In the fiscal 2007, as many as 157,613 Indians were
issued the H-1B visas, while in 2008, the number dropped to
154,725. This sharp drop has also resulted in decline in
short-term resident non-immigrants.

In 2009, 364,757 Indians were in the US in this
category, as against 425,826 the previous year in 2008.

Still India (11 per cent) is the second leading
country of citizenship for resident non-immigrant admissions
to the United States in 2009 after Mexico (12 per cent).

Other countries that follow Mexico and India are Japan
(6.6 per cent), Canada (6.4 per cent), China (5.8 per cent),
the United Kingdom (5.6 per cent), and South Korea (5.6 per
cent).

These seven countries accounted for more than 50 per
cent of resident non-immigrant admissions to the United
States.

"From 2008 to 2009, decreases in resident admissions
occurred among eight of the ten leading countries of
citizenship.

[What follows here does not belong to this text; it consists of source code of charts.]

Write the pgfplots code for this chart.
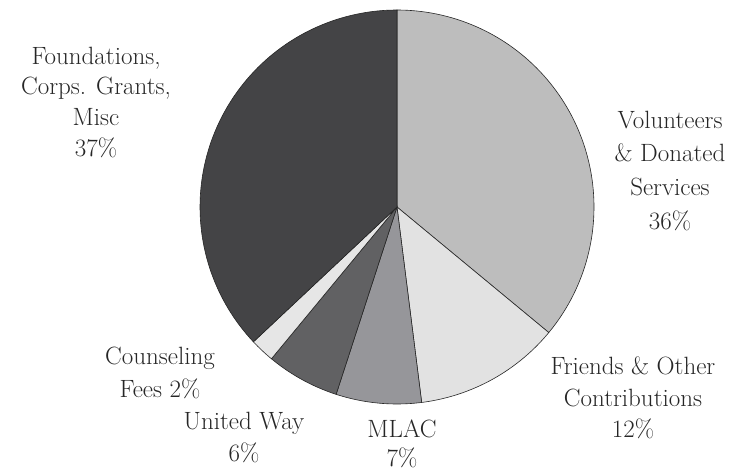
\documentclass[border=0pt]{standalone}
\usepackage{pgfplots}
\usepackage{pgfplotstable}
\pgfplotsset{compat=1.18}
\definecolor{cvol}{HTML}{BDBDBD}
\definecolor{cfri}{HTML}{E2E2E2}
\definecolor{cmla}{HTML}{96969A}
\definecolor{cuw}{HTML}{616163}
\definecolor{ccou}{HTML}{E6E6E6}
\definecolor{cfou}{HTML}{444446}
% shares in percent
\pgfplotstableread{
pct
36
12
7
6
2
37
}\piedata
\newcommand\getpct[2]{\pgfplotstablegetelem{#1}{pct}\of\piedata\let#2\pgfplotsretval}
\getpct{0}\pA \getpct{1}\pB \getpct{2}\pC \getpct{3}\pD \getpct{4}\pE \getpct{5}\pF
\pgfmathsetmacro\aA{90}
\pgfmathsetmacro\aB{\aA-3.6*\pA}
\pgfmathsetmacro\aC{\aB-3.6*\pB}
\pgfmathsetmacro\aD{\aC-3.6*\pC}
\pgfmathsetmacro\aE{\aD-3.6*\pD}
\pgfmathsetmacro\aF{\aE-3.6*\pE}
\pgfmathsetmacro\aG{\aF-3.6*\pF}
\def\cx{397}\def\cy{266}\def\rr{197}
\newcommand\lbl[3]{\node[anchor=base,inner sep=0pt,text=black!85,font=\rmfamily\fontsize{25}{31}\selectfont] at (axis cs:#1,473-#2) {#3};}
\begin{document}
\begin{tikzpicture}
\useasboundingbox (0,0) rectangle (738pt,473pt);
\begin{axis}[
  at={(0,0)}, anchor=south west,
  width=738pt, height=473pt, scale only axis,
  xmin=0, xmax=738, ymin=0, ymax=473,
  hide axis, clip=false,
]
\pgfplotsset{slice/.style={draw=black!85, line width=0.6pt, samples=90, variable=\t}}
\addplot[slice, fill=cvol, domain=\aB:\aA] ({\cx+\rr*cos(\t)},{\cy+\rr*sin(\t)}) -- (axis cs:\cx,\cy) -- cycle;
\addplot[slice, fill=cfri, domain=\aC:\aB] ({\cx+\rr*cos(\t)},{\cy+\rr*sin(\t)}) -- (axis cs:\cx,\cy) -- cycle;
\addplot[slice, fill=cmla, domain=\aD:\aC] ({\cx+\rr*cos(\t)},{\cy+\rr*sin(\t)}) -- (axis cs:\cx,\cy) -- cycle;
\addplot[slice, fill=cuw, domain=\aE:\aD] ({\cx+\rr*cos(\t)},{\cy+\rr*sin(\t)}) -- (axis cs:\cx,\cy) -- cycle;
\addplot[slice, fill=ccou, domain=\aF:\aE] ({\cx+\rr*cos(\t)},{\cy+\rr*sin(\t)}) -- (axis cs:\cx,\cy) -- cycle;
\addplot[slice, fill=cfou, domain=\aG:\aF] ({\cx+\rr*cos(\t)},{\cy+\rr*sin(\t)}) -- (axis cs:\cx,\cy) -- cycle;
\lbl{96}{65}{Foundations,}
\lbl{96}{95}{Corps. Grants,}
\lbl{96}{126}{Misc}
\lbl{96}{157}{37\%}
\lbl{670}{129}{Volunteers}
\lbl{670}{162}{\& Donated}
\lbl{670}{196}{Services}
\lbl{670}{230}{36\%}
\lbl{633}{375}{Friends \& Other}
\lbl{633}{407}{Contributions}
\lbl{633}{438}{12\%}
\lbl{160}{365}{Counseling}
\lbl{160}{398}{Fees 2\%}
\lbl{244}{430}{United Way}
\lbl{244}{462}{6\%}
\lbl{402}{438}{MLAC}
\lbl{402}{467}{7\%}
\end{axis}
\end{tikzpicture}
\end{document}
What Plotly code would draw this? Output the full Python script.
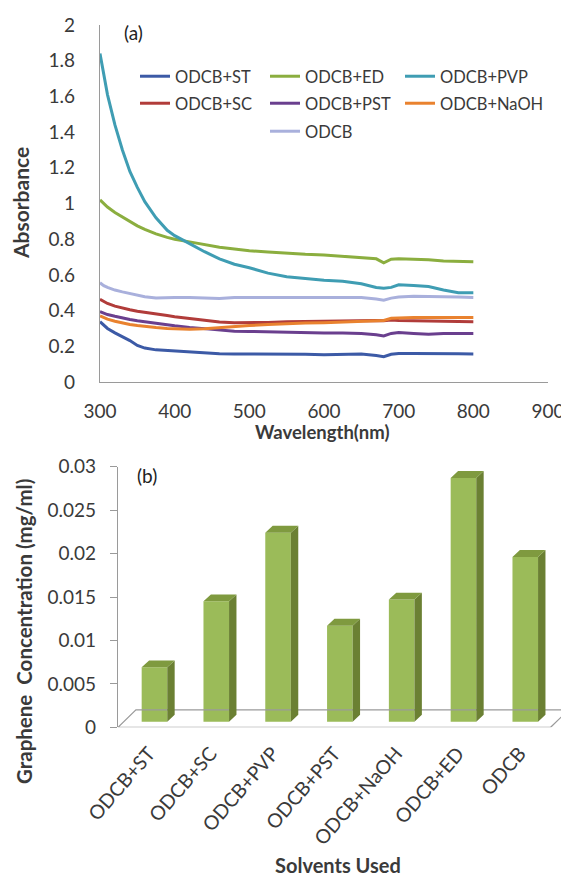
import plotly.graph_objects as go

# ---------------- data: panel (a) ----------------
wavelength = [300, 305, 310, 320, 330, 340, 350, 360, 375, 390, 400, 420, 440, 460, 480, 500,
              525, 550, 575, 600, 625, 650, 670, 680, 690, 700, 720, 740, 760, 780, 800]

abs_st = [0.338, 0.32, 0.30, 0.275, 0.255, 0.232, 0.205, 0.19, 0.18, 0.176, 0.173, 0.17, 0.165, 0.158, 0.157, 0.157,
          0.157, 0.157, 0.155, 0.152, 0.155, 0.157, 0.148, 0.142, 0.155, 0.16, 0.16, 0.158, 0.157, 0.158, 0.157]
abs_ed = [1.02, 1.0, 0.98, 0.95, 0.925, 0.90, 0.875, 0.855, 0.83, 0.81, 0.80, 0.785, 0.77, 0.755, 0.745, 0.735,
          0.728, 0.72, 0.715, 0.712, 0.705, 0.698, 0.69, 0.668, 0.688, 0.69, 0.688, 0.685, 0.678, 0.674, 0.674]
abs_pvp = [1.84, 1.72, 1.61, 1.44, 1.30, 1.18, 1.09, 1.01, 0.92, 0.85, 0.82, 0.775, 0.73, 0.69, 0.66, 0.64,
           0.61, 0.59, 0.58, 0.57, 0.565, 0.55, 0.53, 0.525, 0.53, 0.545, 0.54, 0.535, 0.515, 0.50, 0.50]
abs_sc = [0.463, 0.45, 0.44, 0.425, 0.413, 0.405, 0.396, 0.389, 0.381, 0.372, 0.366, 0.357, 0.345, 0.336, 0.332, 0.332,
          0.334, 0.338, 0.34, 0.342, 0.345, 0.347, 0.345, 0.343, 0.347, 0.345, 0.343, 0.343, 0.34, 0.338, 0.338]
abs_pst = [0.394, 0.385, 0.378, 0.368, 0.358, 0.35, 0.343, 0.337, 0.329, 0.32, 0.315, 0.306, 0.298, 0.289, 0.285, 0.283,
           0.28, 0.277, 0.276, 0.275, 0.274, 0.272, 0.265, 0.258, 0.272, 0.277, 0.272, 0.268, 0.272, 0.27, 0.272]
abs_naoh = [0.37, 0.36, 0.352, 0.34, 0.33, 0.322, 0.316, 0.31, 0.305, 0.30, 0.298, 0.295, 0.298, 0.305, 0.31, 0.316,
            0.322, 0.328, 0.33, 0.332, 0.335, 0.338, 0.34, 0.345, 0.357, 0.36, 0.362, 0.362, 0.362, 0.362, 0.362]
abs_odcb = [0.556, 0.54, 0.53, 0.515, 0.505, 0.495, 0.487, 0.478, 0.47, 0.474, 0.474, 0.474, 0.472, 0.468, 0.474, 0.474,
            0.474, 0.474, 0.474, 0.474, 0.474, 0.474, 0.465, 0.458, 0.47, 0.476, 0.48, 0.48, 0.478, 0.476, 0.474]

series_names = ["ODCB+ST", "ODCB+ED", "ODCB+PVP", "ODCB+SC", "ODCB+PST", "ODCB+NaOH", "ODCB"]
series_values = [abs_st, abs_ed, abs_pvp, abs_sc, abs_pst, abs_naoh, abs_odcb]
series_colors = ["#3c5aa6", "#8bae3f", "#3f9db3", "#b13c3a", "#6a3f8e", "#e9822f", "#a9b0dc"]
# legend slot (column, row) of each series
legend_col = [0, 1, 2, 0, 1, 2, 1]
legend_row = [0, 0, 0, 1, 1, 1, 2]

y_ticks_a = [0, 0.2, 0.4, 0.6, 0.8, 1, 1.2, 1.4, 1.6, 1.8, 2]
y_ticktext_a = ["0", "0.2", "0.4", "0.6", "0.8", "1", "1.2", "1.4", "1.6", "1.8", "2"]
x_ticks_a = [300, 400, 500, 600, 700, 800, 900]

# ---------------- data: panel (b) ----------------
solvents = ["ODCB+ST", "ODCB+SC", "ODCB+PVP", "ODCB+PST", "ODCB+NaOH", "ODCB+ED", "ODCB"]
concentration = [0.0069, 0.0145, 0.0224, 0.0117, 0.0147, 0.0287, 0.0196]
y_ticks_b = [0, 0.005, 0.01, 0.015, 0.02, 0.025, 0.03]
y_ticktext_b = ["0", "0.005", "0.01", "0.015", "0.02", "0.025", "0.03"]

FONT = "Lato, Carlito, 'Open Sans', sans-serif"
TXT = "#3a3a3a"
AX = "#9a9a9a"

W_PX, H_PX = 569, 877
OX, OY = 8, 8   # page body margin of the html page
def px_x(p):
    return (p - OX) / W_PX
def px_y(p):
    return 1 - (p - OY) / H_PX

fig = go.Figure()

# panel (a) lines, each in its own single-entry legend
legend_layout = {}
line_order = [0, 3, 1, 4, 2, 5, 6]  # drawing order
col_text_x = [175, 305, 440]
row_top_y = [59, 86, 114]
for i in line_order:
    key = "legend" if i == 0 else "legend%d" % (i + 1)
    fig.add_trace(go.Scatter(
        x=wavelength, y=series_values[i], mode="lines", name=series_names[i],
        line=dict(color=series_colors[i], width=3), legend=key,
        xaxis="x", yaxis="y", hoverinfo="skip"))
    legend_layout[key] = dict(
        x=px_x(col_text_x[legend_col[i]] - 40), y=px_y(row_top_y[legend_row[i]]),
        xanchor="left", yanchor="top", orientation="h", bgcolor="rgba(0,0,0,0)",
        font=dict(size=16.5, color=TXT), itemwidth=30)

# panel (b) pseudo-3D bars
n = len(solvents)
xi = list(range(n))
BASE = 0.00064      # bars stand in the middle of the floor depth
OFF = -0.117        # left edge of front face relative to category centre
W = 0.414           # front face width (category units)
DX = 0.12           # depth offset (category units)
DY = 0.0008         # depth offset (value units)
FLOOR_DX = 0.29
FLOOR_DY = 0.002

fig.add_trace(go.Scatter(
    x=[-0.5, 6.5, 6.5 + FLOOR_DX, -0.5 + FLOOR_DX, -0.5],
    y=[0, 0, FLOOR_DY, FLOOR_DY, 0],
    mode="lines", line=dict(color=AX, width=1.2),
    showlegend=False, xaxis="x2", yaxis="y2", hoverinfo="skip"))

fig.add_trace(go.Bar(
    x=xi, y=[v - BASE for v in concentration], base=BASE, width=W, offset=OFF,
    marker=dict(color="#9bbb59", line=dict(width=0)), showlegend=False,
    xaxis="x2", yaxis="y2", hoverinfo="skip"))

side_x, side_y, top_x, top_y = [], [], [], []
for i, v in zip(xi, concentration):
    xl = i + OFF
    xr = xl + W
    side_x += [xr, xr + DX, xr + DX, xr, xr, None]
    side_y += [BASE, BASE + DY, v + DY, v, BASE, None]
    top_x += [xl, xl + DX, xr + DX, xr, xl, None]
    top_y += [v, v + DY, v + DY, v, v, None]
fig.add_trace(go.Scatter(x=side_x, y=side_y, mode="lines", fill="toself", fillcolor="#6b8033",
                         line=dict(width=0, color="#6b8033"), showlegend=False,
                         xaxis="x2", yaxis="y2", hoverinfo="skip"))
fig.add_trace(go.Scatter(x=top_x, y=top_y, mode="lines", fill="toself", fillcolor="#7f9a3f",
                         line=dict(width=0, color="#7f9a3f"), showlegend=False,
                         xaxis="x2", yaxis="y2", hoverinfo="skip"))

xr_max = -0.5 + (W_PX + OX - 118) / 61.8

def label(text, x, y, size=18, angle=0, color=TXT):
    return dict(text=text, x=px_x(x), y=px_y(y), xref="paper", yref="paper", showarrow=False,
                xanchor="center", yanchor="middle", textangle=angle,
                font=dict(size=size, color=color))

fig.update_layout(
    width=W_PX, height=H_PX,
    margin=dict(l=0, r=0, t=0, b=0, autoexpand=False),
    paper_bgcolor="white", plot_bgcolor="white",
    font=dict(family=FONT, size=18, color=TXT),
    showlegend=True,
    xaxis=dict(domain=[px_x(100), px_x(548)], range=[300, 900], tickvals=x_ticks_a,
               showline=True, linecolor=AX, linewidth=1.2, showgrid=False, zeroline=False,
               ticks="", ticklabelstandoff=12, anchor="y", automargin=False, tickfont=dict(size=19)),
    yaxis=dict(domain=[px_y(382), px_y(25)], range=[0, 2], tickvals=y_ticks_a, ticktext=y_ticktext_a,
               showline=True, linecolor=AX, linewidth=1.2, showgrid=False, zeroline=False,
               ticks="", ticklabelstandoff=20, anchor="x", automargin=False, tickfont=dict(size=19)),
    xaxis2=dict(domain=[px_x(118), 1.0], range=[-0.5, xr_max], tickvals=xi, ticktext=solvents,
                tickangle=-49, showline=False, showgrid=False, zeroline=False, ticks="",
                ticklabelstandoff=10, anchor="y2", tickfont=dict(size=19.5), automargin=False),
    xaxis3=dict(domain=[px_x(118), 1.0], range=[-0.5, xr_max], overlaying="x2", anchor="y2",
                tickvals=[i - 0.5 for i in range(n + 1)], showticklabels=False, ticks="outside",
                ticklen=8, tickcolor=AX, tickwidth=1.2, showline=False, showgrid=False, zeroline=False,
                automargin=False),
    yaxis2=dict(domain=[px_y(727.3), px_y(466.7)], range=[0, 0.03], tickvals=y_ticks_b,
                ticktext=y_ticktext_b, showline=True, linecolor=AX, linewidth=1.2, showgrid=False,
                zeroline=False, ticks="outside", ticklen=7, tickcolor=AX, tickwidth=1.2,
                ticklabelstandoff=10, anchor="x2", automargin=False, tickfont=dict(size=19)),
    annotations=[
        label("(a)", 133, 33, size=19, color="#222"),
        label("(b)", 147, 475, size=19, color="#222"),
        label("<b>Absorbance</b>", 21, 203, size=21, angle=-90),
        label("<b>Wavelength(nm)</b>", 322, 432, size=18.5),
        label("<b>Graphene  Concentration (mg/ml)</b>", 24, 632, size=20.5, angle=-90),
        label("<b>Solvents Used</b>", 338, 865, size=20),
    ],
    **legend_layout,
)

fig.write_html("out.html")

The decrease in admissions from Mexico (8.2 per
cent decrease) was concentrated among seasonal
non-agricultural workers (H2B) and seasonal agricultural
workers (H2A), while the decrease from India (14 per cent
decrease) was attributable to workers in speciality
occupations (H1B)," said the Department of Homeland Security.

The leading countries of citizenship for H1B
admissions in 2009 were India (36 per cent), Canada (6.5 per
cent), the United Kingdom (4.3 per cent), and Mexico (4.2 per
cent).

Nationals from these four countries accounted for 51
percent of H1B admissions.

Though India was still the leading country in getting
the L1 visa, but it dropped significantly in 2009 against
2009.

In 2009, 54,556 Indians were issued L1 visa, while in
2008 as many as 63,156 Indians were issued this category of
work visa.

In 2009, leading source countries for L1 entries
included India (16 per cent), the United Kingdom (13 per
cent), and Japan (9.9 per cent).

Forty per cent of L1 admissions were accounted for by
nationals of these three countries.

There has also been drop in the number of Indian
students coming to the US, the Department of Homeland Security
said based on the number of students visas issued in 2008 and
2009.

While in 2008, 85,067 Indians were issued F-1 visa, in
2009, 80,251 got the F-1 visa.

The Department of Homeland Security said nearly half
of academic student admissions (F1) were nationals of five
countries: China (14 per cent), South Korea (13 per cent),
India (9 per cent), Mexico (8.2 per cent), and Japan (5.6 per
cent).

Between 2007 and 2009, admissions of Chinese academic
students increased, while F1 entries from Japan declined.